Europe Grapples with Economic Stagnation and Political Turmoil
Economic data from Europe painted a bleak picture, with German industrial production and eurozone retail sales declining. A 25bp rate cut from the European Central Bank is widely anticipated this week. Political instability in France escalated as a no-confidence vote dissolved the government. President Macron has pledged to appoint a new prime minister swiftly, but the ongoing disarray casts doubt on economic reforms and fiscal discipline.
Canada and Australia Signal Further Easing Ahead
In Canada, unemployment spiked to 6.8% in November, prompting expectations of a 50bp rate cut. Meanwhile, Australia’s GDP grew just 0.3% last quarter, laying the groundwork for the RBA to follow other central banks in easing further, albeit cautiously and probably not until well into 2025.
Commodity Markets: Oil Prices Hold Steady Amid OPEC+ Delays
Commodities saw oil prices dip modestly after OPEC+ confirmed they will delay planned production increases until April due to the shaky demand outlook. However, prices remained fairly stable around $72/barrel. Cryptocurrency markets cheered the nomination of a pro-crypto SEC chief by the incoming U.S. administration.
Asia-Pacific: Policy Shifts and Currency Movements
The Japanese yen strengthened as speculation around a Bank of Japan rate hike cooled following a rollback of hawkish comments by officials. In China, this week’s economic planning conference is expected to announce fiscal support, though no major stimulus is anticipated. Meanwhile, the Australian dollar fell nearly 2%, dropping below $0.64 on growth concerns. However, overnight China's Politburo announced plans for fiscal and monetary stimulus in 2025 earlier than expected. This includes boosting domestic demand, stabilizing property and stock markets, and allowing the fiscal deficit to exceed 3%. The announcement was light on details but the sentiment of greater policy support lifted Chinese equities by around 3%. Markets are waiting to see the actual policies that get implemented.

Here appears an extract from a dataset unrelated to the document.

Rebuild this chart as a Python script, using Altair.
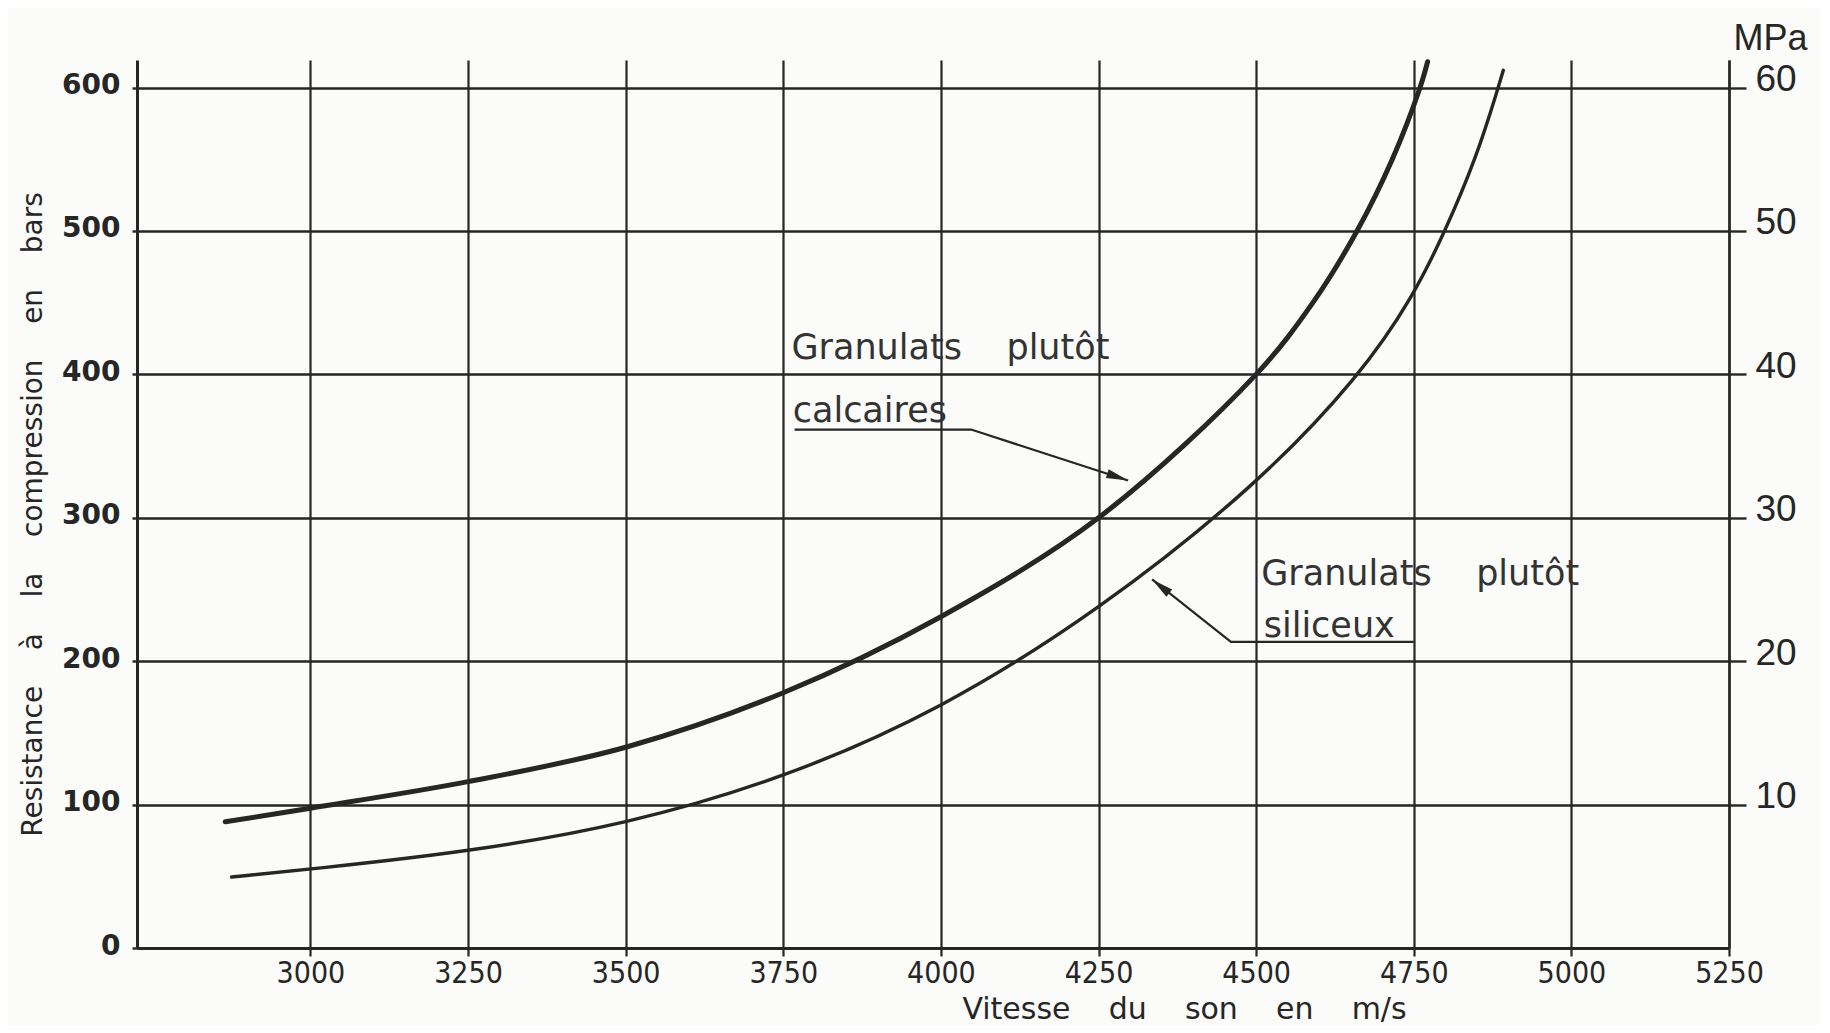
import math
import altair as alt
import pandas as pd

# ---------------- data ----------------
# Curve 1: "Granulats plutôt calcaires" (thick curve)
vitesse_calc = [2865, 3000, 3250, 3500, 3750, 4000, 4250, 4500, 4590, 4660, 4716, 4760, 4772]
resist_calc = [88, 97.5, 116, 140, 178, 231, 300, 400, 450, 500, 550, 600, 618]

# Curve 2: "Granulats plutôt siliceux" (thin curve)
vitesse_sil = [2875, 3000, 3250, 3500, 3750, 4000, 4250, 4500, 4667, 4750, 4800, 4850, 4884, 4892]
resist_sil = [49.5, 55, 67, 86, 118, 166, 235, 322, 400, 455, 500, 552, 600, 612]

# axes
x_ticks = [3000, 3250, 3500, 3750, 4000, 4250, 4500, 4750, 5000, 5250]
y_ticks_bars = [0, 100, 200, 300, 400, 500, 600]
y_ticks_mpa = [100, 200, 300, 400, 500, 600]   # shown as 10..60 MPa
x_domain = [2725, 5250]
y_domain = [0, 619.2]

# annotations
label_text = ["Granulats\u00a0\u00a0\u00a0\u00a0plutôt", "calcaires",
              "Granulats\u00a0\u00a0\u00a0\u00a0plutôt", "siliceux"]
label_x = [3763, 3765, 4508, 4512]
label_y = [411, 367, 253, 217]

leader_calc_x = [3768, 4048, 4297]
leader_calc_y = [361.5, 361.5, 326]
leader_sil_x = [4750, 4460, 4335]
leader_sil_y = [213.5, 213.5, 257]

# ---------------- layout / style ----------------
W, H = 1592, 888
ink = "#262626"

df_calc = pd.DataFrame({"v": vitesse_calc, "r": resist_calc})
df_sil = pd.DataFrame({"v": vitesse_sil, "r": resist_sil})
df_lab = pd.DataFrame({"v": label_x, "r": label_y, "t": label_text})

lead_rows = []
for i, (a, b) in enumerate(zip(leader_calc_x, leader_calc_y)):
    lead_rows.append({"v": a, "r": b, "k": "calc", "o": i})
for i, (a, b) in enumerate(zip(leader_sil_x, leader_sil_y)):
    lead_rows.append({"v": a, "r": b, "k": "sil", "o": i})
df_lead = pd.DataFrame(lead_rows)

px_x = W / (x_domain[1] - x_domain[0])
px_y = H / (y_domain[1] - y_domain[0])


def arrow_angle(xs, ys):
    dx = (xs[-1] - xs[-2]) * px_x
    dy = -(ys[-1] - ys[-2]) * px_y
    return math.degrees(math.atan2(dx, -dy)) % 360


df_tip = pd.DataFrame({
    "v": [leader_calc_x[-1], leader_sil_x[-1]],
    "r": [leader_calc_y[-1], leader_sil_y[-1]],
    "a": [arrow_angle(leader_calc_x, leader_calc_y), arrow_angle(leader_sil_x, leader_sil_y)],
})

x_scale = alt.Scale(domain=x_domain, nice=False, zero=False)
y_scale = alt.Scale(domain=y_domain, nice=False, zero=False)

x_axis = alt.Axis(
    values=x_ticks, format="d", grid=True, gridColor=ink, gridWidth=2.2, gridOpacity=1,
    domain=True, domainColor=ink, domainWidth=3,
    ticks=True, tickSize=8, tickColor=ink, tickWidth=2.2,
    labelFont="DejaVu Sans Condensed, Liberation Sans Narrow, DejaVu Sans",
    labelFontSize=30, labelColor=ink, labelPadding=2, labelFlush=False, labelOverlap=False,
    title="Vitesse\u00a0\u00a0\u00a0\u00a0du\u00a0\u00a0\u00a0\u00a0son\u00a0\u00a0\u00a0\u00a0en\u00a0\u00a0\u00a0\u00a0m/s",
    titleFont="DejaVu Sans", titleFontSize=30, titleFontWeight="normal", titleColor=ink,
    titleX=1047, titleY=70, titleAlign="center", titleBaseline="alphabetic", titleAnchor="start",
)

y_axis_left = alt.Axis(
    values=y_ticks_bars, format="d", orient="left", grid=True, gridColor=ink, gridWidth=2.4, gridOpacity=1,
    domain=True, domainColor=ink, domainWidth=3,
    ticks=True, tickSize=5, tickColor=ink, tickWidth=2.4,
    labelFont="DejaVu Sans", labelFontSize=28, labelFontWeight="bold", labelColor=ink,
    labelPadding=12, labelOffset=-2, labelFlush=False, labelOverlap=False,
    title="Resistance\u00a0\u00a0\u00a0\u00a0à\u00a0\u00a0\u00a0\u00a0la\u00a0\u00a0\u00a0\u00a0compression\u00a0\u00a0\u00a0\u00a0en\u00a0\u00a0\u00a0\u00a0bars",
    titleFont="DejaVu Sans", titleFontSize=28, titleFontWeight="normal", titleColor=ink,
    titleAngle=270, titleX=-104, titleY=454, titleAlign="center", titleBaseline="middle",
)

y_axis_right = alt.Axis(
    values=y_ticks_mpa, orient="right", grid=False, labelExpr="datum.value / 10",
    domain=True, domainColor=ink, domainWidth=2.4,
    ticks=True, tickSize=17, tickColor=ink, tickWidth=2.4,
    labelFont="Liberation Sans", labelFontSize=37, labelColor=ink,
    labelPadding=9, labelOffset=-8, labelFlush=False, labelOverlap=False,
    title="MPa", titleFont="Liberation Sans", titleFontSize=36, titleFontWeight="normal",
    titleColor=ink, titleAngle=0, titleX=4, titleY=-11, titleAlign="left",
    titleBaseline="alphabetic",
)

calc_line = alt.Chart(df_calc).mark_line(
    interpolate="catmull-rom", strokeWidth=5, color=ink, strokeCap="round"
).encode(
    x=alt.X("v:Q", scale=x_scale, axis=x_axis),
    y=alt.Y("r:Q", scale=y_scale, axis=y_axis_left),
)

leaders = alt.Chart(df_lead).mark_line(strokeWidth=2.2, color=ink).encode(
    x=alt.X("v:Q", scale=x_scale, axis=x_axis),
    y=alt.Y("r:Q", scale=y_scale, axis=y_axis_left),
    detail="k:N",
    order="o:Q",
)

tips = alt.Chart(df_tip).mark_point(
    shape="M0,0L0.42,2L-0.42,2Z", filled=True, opacity=1, color=ink, size=480, strokeWidth=0
).encode(
    x=alt.X("v:Q", scale=x_scale, axis=x_axis),
    y=alt.Y("r:Q", scale=y_scale, axis=y_axis_left),
    angle=alt.Angle("a:Q", scale=None),
)

texts = alt.Chart(df_lab).mark_text(
    align="left", baseline="alphabetic", font="DejaVu Sans", fontSize=35, color="#333333"
).encode(
    x=alt.X("v:Q", scale=x_scale, axis=x_axis),
    y=alt.Y("r:Q", scale=y_scale, axis=y_axis_left),
    text="t:N",
)

left_group = alt.layer(calc_line, leaders, tips, texts)

sil_line = alt.Chart(df_sil).mark_line(
    interpolate="basis", strokeWidth=3.4, color=ink, strokeCap="round"
).encode(
    x=alt.X("v:Q", scale=x_scale, axis=x_axis),
    y=alt.Y("r:Q", scale=y_scale, axis=y_axis_right),
)

chart = alt.layer(left_group, sil_line).resolve_scale(y="independent").properties(
    width=W,
    height=H,
    autosize=alt.AutoSizeParams(type="none"),
    padding={"left": 129, "top": 52, "right": 90, "bottom": 77},
).configure(background="#fbfbf9").configure_view(stroke=None)

chart.save("out.html", embed_options={"renderer": "svg", "actions": False})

Equity Markets Reflect a Mixed Global Outlook
Equity markets showed mixed performance, with U.S. indices posting modest gains while European and Australian markets declined. Asian shares outperformed, buoyed by hopes of Chinese stimulus. Overall, the week highlighted a slowing global economy increasingly reliant on monetary and fiscal intervention.
Looking Ahead
Central bank meetings and inflation data over the coming week will be scrutinised for signals on the interest rate path in the months ahead with U.S. CPI in a couple of days likely to get the most attention.